Speaking at The East Coast Gaming Congress on Wednesday, a panel of Wall Street analysts said the investment community views Internet gambling as a way to finally end the city's seven-year losing streak. The state plans to offer online bets by the end of the year.
"I'm probably one of the more bullish people on this," said David Berman, senior managing director of Macquarie Capital. "It's a big boon for Atlantic City and New Jersey."
Online games will mark the biggest expansion of gambling in New Jersey since the state's first casino opened in 1978.
"That's where the big savior can come from," added Robert Heller, president of Spectrum Gaming Capital.
New Jersey is one of three states to legalize Internet gambling, along with Nevada and Delaware. New Jersey last week issued regulations on how the online games are to be carried out.
John Kempf, managing director of RBC Capital Markets, estimated Internet gambling could be a $500-million-to-$600-million-a-year market for New Jersey.
But several of the panelists also cautioned that no one yet knows how letting people gamble online instead of requiring them to physically visit casinos will impact the gambling halls' bottom line.

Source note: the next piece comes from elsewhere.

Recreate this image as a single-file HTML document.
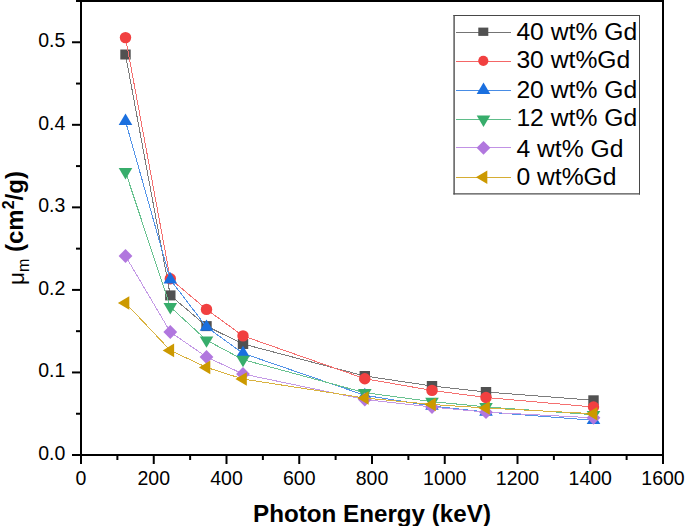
<!DOCTYPE html>
<html><head><meta charset="utf-8"><style>
html,body{margin:0;padding:0;background:#fff;width:685px;height:526px;overflow:hidden}
svg{display:block}
text{font-family:"Liberation Sans",sans-serif;fill:#000}
</style></head><body>
<svg width="685" height="526" viewBox="0 0 685 526">

<polyline points="125.50,54.50 170.30,295.40 206.50,326.10 243.00,344.00 364.80,376.00 432.00,386.00 486.00,392.00 593.50,400.30" fill="none" stroke="#7c7c7c" stroke-width="1" shape-rendering="crispEdges"/>
<rect x="120.30" y="49.50" width="10.4" height="10.0" fill="#515151"/>
<rect x="165.10" y="290.40" width="10.4" height="10.0" fill="#515151"/>
<rect x="201.30" y="321.10" width="10.4" height="10.0" fill="#515151"/>
<rect x="237.80" y="339.00" width="10.4" height="10.0" fill="#515151"/>
<rect x="359.60" y="371.00" width="10.4" height="10.0" fill="#515151"/>
<rect x="426.80" y="381.00" width="10.4" height="10.0" fill="#515151"/>
<rect x="480.80" y="387.00" width="10.4" height="10.0" fill="#515151"/>
<rect x="588.30" y="395.30" width="10.4" height="10.0" fill="#515151"/>
<polyline points="125.50,37.60 170.30,278.80 206.50,309.40 243.00,335.90 364.80,378.70 432.00,390.40 486.00,397.50 593.50,407.00" fill="none" stroke="#f47070" stroke-width="1" shape-rendering="crispEdges"/>
<circle cx="125.50" cy="37.60" r="5.7" fill="#F14040"/>
<circle cx="170.30" cy="278.80" r="5.7" fill="#F14040"/>
<circle cx="206.50" cy="309.40" r="5.7" fill="#F14040"/>
<circle cx="243.00" cy="335.90" r="5.7" fill="#F14040"/>
<circle cx="364.80" cy="378.70" r="5.7" fill="#F14040"/>
<circle cx="432.00" cy="390.40" r="5.7" fill="#F14040"/>
<circle cx="486.00" cy="397.50" r="5.7" fill="#F14040"/>
<circle cx="593.50" cy="407.00" r="5.7" fill="#F14040"/>
<polyline points="125.50,121.10 170.30,279.60 206.50,327.00 243.00,353.30 364.80,395.30 432.00,406.00 486.00,412.00 593.50,420.30" fill="none" stroke="#5393e7" stroke-width="1" shape-rendering="crispEdges"/>
<polygon points="125.50,113.50 132.30,124.90 118.70,124.90" fill="#1A6FDF"/>
<polygon points="170.30,272.00 177.10,283.40 163.50,283.40" fill="#1A6FDF"/>
<polygon points="206.50,319.40 213.30,330.80 199.70,330.80" fill="#1A6FDF"/>
<polygon points="243.00,345.70 249.80,357.10 236.20,357.10" fill="#1A6FDF"/>
<polygon points="364.80,387.70 371.60,399.10 358.00,399.10" fill="#1A6FDF"/>
<polygon points="432.00,398.40 438.80,409.80 425.20,409.80" fill="#1A6FDF"/>
<polygon points="486.00,404.40 492.80,415.80 479.20,415.80" fill="#1A6FDF"/>
<polygon points="593.50,412.70 600.30,424.10 586.70,424.10" fill="#1A6FDF"/>
<polyline points="125.50,171.80 170.30,306.90 206.50,340.20 243.00,359.60 364.80,392.70 432.00,401.60 486.00,406.90 593.50,414.70" fill="none" stroke="#69c290" stroke-width="1" shape-rendering="crispEdges"/>
<polygon points="118.70,168.00 132.30,168.00 125.50,179.40" fill="#37AD6B"/>
<polygon points="163.50,303.10 177.10,303.10 170.30,314.50" fill="#37AD6B"/>
<polygon points="199.70,336.40 213.30,336.40 206.50,347.80" fill="#37AD6B"/>
<polygon points="236.20,355.80 249.80,355.80 243.00,367.20" fill="#37AD6B"/>
<polygon points="358.00,388.90 371.60,388.90 364.80,400.30" fill="#37AD6B"/>
<polygon points="425.20,397.80 438.80,397.80 432.00,409.20" fill="#37AD6B"/>
<polygon points="479.20,403.10 492.80,403.10 486.00,414.50" fill="#37AD6B"/>
<polygon points="586.70,410.90 600.30,410.90 593.50,422.30" fill="#37AD6B"/>
<polyline points="125.50,256.00 170.30,332.00 206.50,357.00 243.00,374.00 364.80,399.50 432.00,407.00 486.00,412.20 593.50,417.80" fill="none" stroke="#c499e6" stroke-width="1" shape-rendering="crispEdges"/>
<polygon points="125.50,249.10 132.40,256.00 125.50,262.90 118.60,256.00" fill="#B177DE"/>
<polygon points="170.30,325.10 177.20,332.00 170.30,338.90 163.40,332.00" fill="#B177DE"/>
<polygon points="206.50,350.10 213.40,357.00 206.50,363.90 199.60,357.00" fill="#B177DE"/>
<polygon points="243.00,367.10 249.90,374.00 243.00,380.90 236.10,374.00" fill="#B177DE"/>
<polygon points="364.80,392.60 371.70,399.50 364.80,406.40 357.90,399.50" fill="#B177DE"/>
<polygon points="432.00,400.10 438.90,407.00 432.00,413.90 425.10,407.00" fill="#B177DE"/>
<polygon points="486.00,405.30 492.90,412.20 486.00,419.10 479.10,412.20" fill="#B177DE"/>
<polygon points="593.50,410.90 600.40,417.80 593.50,424.70 586.60,417.80" fill="#B177DE"/>
<polyline points="125.50,303.00 170.30,350.40 206.50,367.40 243.00,379.00 364.80,398.00 432.00,404.50 486.00,408.00 593.50,413.70" fill="none" stroke="#d9b240" stroke-width="1" shape-rendering="crispEdges"/>
<polygon points="117.90,303.00 129.30,296.20 129.30,309.80" fill="#CC9900"/>
<polygon points="162.70,350.40 174.10,343.60 174.10,357.20" fill="#CC9900"/>
<polygon points="198.90,367.40 210.30,360.60 210.30,374.20" fill="#CC9900"/>
<polygon points="235.40,379.00 246.80,372.20 246.80,385.80" fill="#CC9900"/>
<polygon points="357.20,398.00 368.60,391.20 368.60,404.80" fill="#CC9900"/>
<polygon points="424.40,404.50 435.80,397.70 435.80,411.30" fill="#CC9900"/>
<polygon points="478.40,408.00 489.80,401.20 489.80,414.80" fill="#CC9900"/>
<polygon points="585.90,413.70 597.30,406.90 597.30,420.50" fill="#CC9900"/>
<g stroke="#000" stroke-width="2" fill="none">
<line x1="80" y1="455" x2="664" y2="455"/>
<line x1="81" y1="0" x2="81" y2="456"/>
<line x1="663" y1="0" x2="663" y2="464"/>
<line x1="76" y1="1" x2="664" y2="1"/>
<line x1="81.00" y1="455" x2="81.00" y2="464"/>
<line x1="153.75" y1="455" x2="153.75" y2="464"/>
<line x1="226.50" y1="455" x2="226.50" y2="464"/>
<line x1="299.25" y1="455" x2="299.25" y2="464"/>
<line x1="372.00" y1="455" x2="372.00" y2="464"/>
<line x1="444.75" y1="455" x2="444.75" y2="464"/>
<line x1="517.50" y1="455" x2="517.50" y2="464"/>
<line x1="590.25" y1="455" x2="590.25" y2="464"/>
<line x1="663.00" y1="455" x2="663.00" y2="464"/>
<line x1="117.38" y1="455" x2="117.38" y2="460"/>
<line x1="190.12" y1="455" x2="190.12" y2="460"/>
<line x1="262.88" y1="455" x2="262.88" y2="460"/>
<line x1="335.62" y1="455" x2="335.62" y2="460"/>
<line x1="408.38" y1="455" x2="408.38" y2="460"/>
<line x1="481.12" y1="455" x2="481.12" y2="460"/>
<line x1="553.88" y1="455" x2="553.88" y2="460"/>
<line x1="626.62" y1="455" x2="626.62" y2="460"/>
<line x1="72" y1="455.00" x2="81" y2="455.00"/>
<line x1="72" y1="372.45" x2="81" y2="372.45"/>
<line x1="72" y1="289.91" x2="81" y2="289.91"/>
<line x1="72" y1="207.36" x2="81" y2="207.36"/>
<line x1="72" y1="124.82" x2="81" y2="124.82"/>
<line x1="72" y1="42.27" x2="81" y2="42.27"/>
<line x1="76" y1="413.73" x2="81" y2="413.73"/>
<line x1="76" y1="331.18" x2="81" y2="331.18"/>
<line x1="76" y1="248.64" x2="81" y2="248.64"/>
<line x1="76" y1="166.09" x2="81" y2="166.09"/>
<line x1="76" y1="83.55" x2="81" y2="83.55"/>
<line x1="76" y1="1.00" x2="81" y2="1.00"/>
</g>
<g font-size="19.5" text-anchor="middle">
<text x="81.00" y="485">0</text>
<text x="153.75" y="485">200</text>
<text x="226.50" y="485">400</text>
<text x="299.25" y="485">600</text>
<text x="372.00" y="485">800</text>
<text x="444.75" y="485">1000</text>
<text x="517.50" y="485">1200</text>
<text x="590.25" y="485">1400</text>
<text x="663.00" y="485">1600</text>
</g>
<g font-size="19.5" text-anchor="end">
<text x="65.3" y="459.80">0.0</text>
<text x="65.3" y="377.25">0.1</text>
<text x="65.3" y="294.71">0.2</text>
<text x="65.3" y="212.16">0.3</text>
<text x="65.3" y="129.62">0.4</text>
<text x="65.3" y="47.07">0.5</text>
</g>
<text x="372" y="521.6" font-size="24.2" font-weight="bold" text-anchor="middle">Photon Energy (keV)</text>
<text transform="translate(23,228) rotate(-90)" text-anchor="middle" font-size="24" font-weight="bold"><tspan font-weight="normal" font-size="22.5" dy="1.3">μ</tspan><tspan font-weight="normal" font-size="16" dy="4.7">m</tspan><tspan dy="-6"> (cm</tspan><tspan font-size="16" dy="-9">2</tspan><tspan dy="9">/g)</tspan></text>
<rect x="454" y="15" width="186" height="179" fill="#fff"/>
<line x1="453.4" y1="15.5" x2="640" y2="15.5" stroke="#484848" stroke-width="1"/>
<line x1="639.5" y1="15" x2="639.5" y2="194.6" stroke="#484848" stroke-width="1"/>
<line x1="454.1" y1="15" x2="454.1" y2="194.6" stroke="#4e4e4e" stroke-width="1.4"/>
<line x1="453.4" y1="193.9" x2="640" y2="193.9" stroke="#4e4e4e" stroke-width="1.4"/>
<line x1="456" y1="32.5" x2="511" y2="32.5" stroke="#747474" stroke-width="1" shape-rendering="crispEdges"/>
<rect x="478.3" y="27.6" width="10" height="8.3" fill="#515151"/>
<text x="516.4" y="39.50" font-size="24.7">40 wt% Gd</text>
<line x1="456" y1="61.5" x2="511" y2="61.5" stroke="#f46666" stroke-width="1" shape-rendering="crispEdges"/>
<circle cx="483.3" cy="60.80" r="5.1" fill="#F14040"/>
<text x="516.4" y="68.20" font-size="24.7">30 wt%Gd</text>
<line x1="456" y1="90.5" x2="511" y2="90.5" stroke="#488ce5" stroke-width="1" shape-rendering="crispEdges"/>
<polygon points="483.50,82.60 490.30,94.00 476.70,94.00" fill="#1A6FDF"/>
<text x="516.4" y="97.70" font-size="24.7">20 wt% Gd</text>
<line x1="456" y1="119.5" x2="511" y2="119.5" stroke="#5fbd89" stroke-width="1" shape-rendering="crispEdges"/>
<polygon points="476.70,115.50 490.30,115.50 483.50,126.90" fill="#37AD6B"/>
<text x="516.4" y="126.30" font-size="24.7">12 wt% Gd</text>
<line x1="456" y1="147.5" x2="511" y2="147.5" stroke="#c192e5" stroke-width="1" shape-rendering="crispEdges"/>
<polygon points="483.50,140.90 490.40,147.80 483.50,154.70 476.60,147.80" fill="#B177DE"/>
<text x="516.4" y="156.50" font-size="24.7">4 wt% Gd</text>
<line x1="456" y1="177.5" x2="511" y2="177.5" stroke="#d6ad33" stroke-width="1" shape-rendering="crispEdges"/>
<polygon points="475.90,177.30 487.30,170.50 487.30,184.10" fill="#CC9900"/>
<text x="516.4" y="184.80" font-size="24.7">0 wt%Gd</text>
</svg></body></html>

Keith Smith, president of Boyd Gaming, which owns half the city's top casino, the Borgata Hotel Casino & Spa, said he expects Internet gambling to help his brick-and-mortar casino.
"I am confident it will stimulate growth and visitation for our casino itself," he said.
Smith said young adults are expected to be an important new audience the casinos expect to reach by putting their games online. He said casino patrons aged 21 to 35 spent 25 hours a week using social media.
"It is a way to bring a new customer here - a customer who has not made Atlantic City their destination of choice for entertainment."
Berman said the main benefit of Internet gambling is providing a new means of getting the casinos' product to new markets.
"The pie can end up in some relatively thin pieces, but this is a significant opportunity for casino operators in New Jersey," Berman said. "The most exciting thing I see is the prospect of Internet gambling and sports betting that will create a new distribution channel."
Adam Rosenberg, global head of Goldman Sachs' Gaming Group, said Internet betting will help casinos, but he also said some degree of cannibalization is probably inevitable.
The analysts agreed New Jersey has several big advantages for its online gambling, because it will offer all the games that are currently offered at its 12 casinos. Nevada, by contrast, offers only poker.
New Jersey also is the nation's most densely populated state, and is right next door to the population center of New York. New Jersey will require that gamblers physically be present within the state's borders in order to gamble online.
The rules also allow New Jersey to make agreements with other states or countries to offer Internet gambling as long as it is legal in both places.
The analysts also said that despite its continuing revenue decline, the Atlantic City market appears to be stabilizing. One big factor in its favor is the fact that no major new casino in Philadelphia or New York will open this year, allowing Atlantic City a chance to regain some equilibrium.
They added that smaller projects like the $35 million Margaritaville expansion opening this weekend at Resorts casino Hotel should help restore Wall Street's confidence in financing Atlantic City projects following the disappointing performance of Revel, which filed for Chapter 11 bankruptcy protection less than a year after it opened. The $2.4 billion casino resort emerged from bankruptcy on Tuesday.
The analysts also said approving casino gambling in the Meadowlands will be difficult given strong political opposition from southern New Jersey elected officials looking to protect the Atlantic City casinos. But Rosenberg said casinos at the Meadowlands are probably inevitable at some point.